Monday, January 13, 2003
Adam Garfinkle makes the best case I've read yet for pulling out of Korea. It's an elaboration of an argument he made before in the pages of The New Republic, and which I blogged and critiqued here. It seems to me that Garfinkle has moved in a more unilateralist direction since October. In October, he talked about a grand conference to use carrots and sticks to get North Korea to assent to their own slow demise. Now he talks about threatening to pull out unilaterally to, effectively, force China to deal with the problem it is in the best position of all the major powers to correct.

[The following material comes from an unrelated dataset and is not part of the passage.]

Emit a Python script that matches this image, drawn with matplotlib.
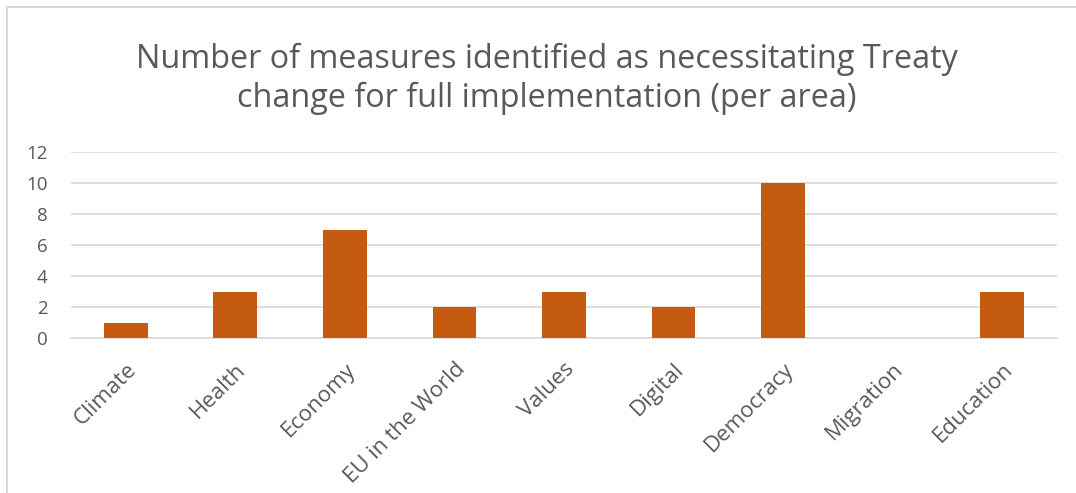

Let's put baldly the problem with this strategy: Garfinkle is ready to trust China to provide for the security of Japan and South Korea. If we pull out of South Korea, he says, the South Koreans will have to defend themselves, and if North Korea continues down the path of nuclearization then both Japan and South Korea will go nuclear, which is very negative from China's perspective. Since the Chinese don't want that to happen, they will try to convince us to stay in the penninsula, and to do what is necessary to bring North Korea to heel, and ultimately to unwind the existence of that state. But what if China calls our bluff? Then Japan and South Korea will know 3 things: (1) America has cut and run, to protect its own soldiers and because South Korea just isn't that important to our interests; (2) for Japan or South Korea to go nuclear will dramatically raise tensions between them and China, now the dominant power in East Asia; (3) China is in the strongest position to ensure their security by virtue of their leverage over North Korea. So why wouldn't an American pullout from South Korea lead rapidly to the Finlandization of Japan and South Korea, and a significant augmentation of Chinese power in the area? And why wouldn't it therefore have very dangerous implications for Taiwan?
The unspoken assumption of Garfinkle's is that China is a conservative Great Power eager to cooperate with other Great Powers to promote stability, even as it jockeys for advantage at the margins. But what if China is not a conservative power but a more radical power, bent on changing the entire power structure of East Asia? What if their long-term ambition is not simply to preserve and enhance their own relative power and security but to throw the U.S. out of their self-defined sphere of influence and become a regional hegemon? In the latter case, China would have a very strong incentive to applaud the departure of the Americans and take advantage of their stronger position. Since that is precisely what the Chinese are saying is their long-term objective, we can't blithely assume that their real intentions are more conservative.
(Incidentally, he assumes that we can prevent North Korea from promoting the nuclearization of the rest of the Axis of Evil without aggressive American action against the country, something I highly doubt.)
We do not have any good options on Korea. That doesn't mean that simply waiting and doing nothing in particular is the best option, nor that pulling out is the best option. We need to simultaneously create an international consensus to denuclearize the penninsula, backed by a credible threat of force; strengthen our relationship with South Korea (which certainly does mean renegotiating the Status of Forces agreement and lowering the American profile in country); manage the progressive re-armament of Japan (without which our position in the region is less-tenable, and which may happen without our management if we neglect our relationship with Japan); and both cooperate with and contain the ambitions of China. That is a very delicate balancing act. It's going to require a lot of sustained attention, sophisticated diplomacy, and hard-nosed willingness to use force if necessary. I don't see this Administration manifesting that combination at this time. That's understandable, since immediate threats to America are coming from West Asia and Central Asia, not from East Asia. But they say that every war sows the seeds for the next one. The War on Terrorism may be sowing the seeds of the Sino-American War, and the first evidence is what's happening in Korea.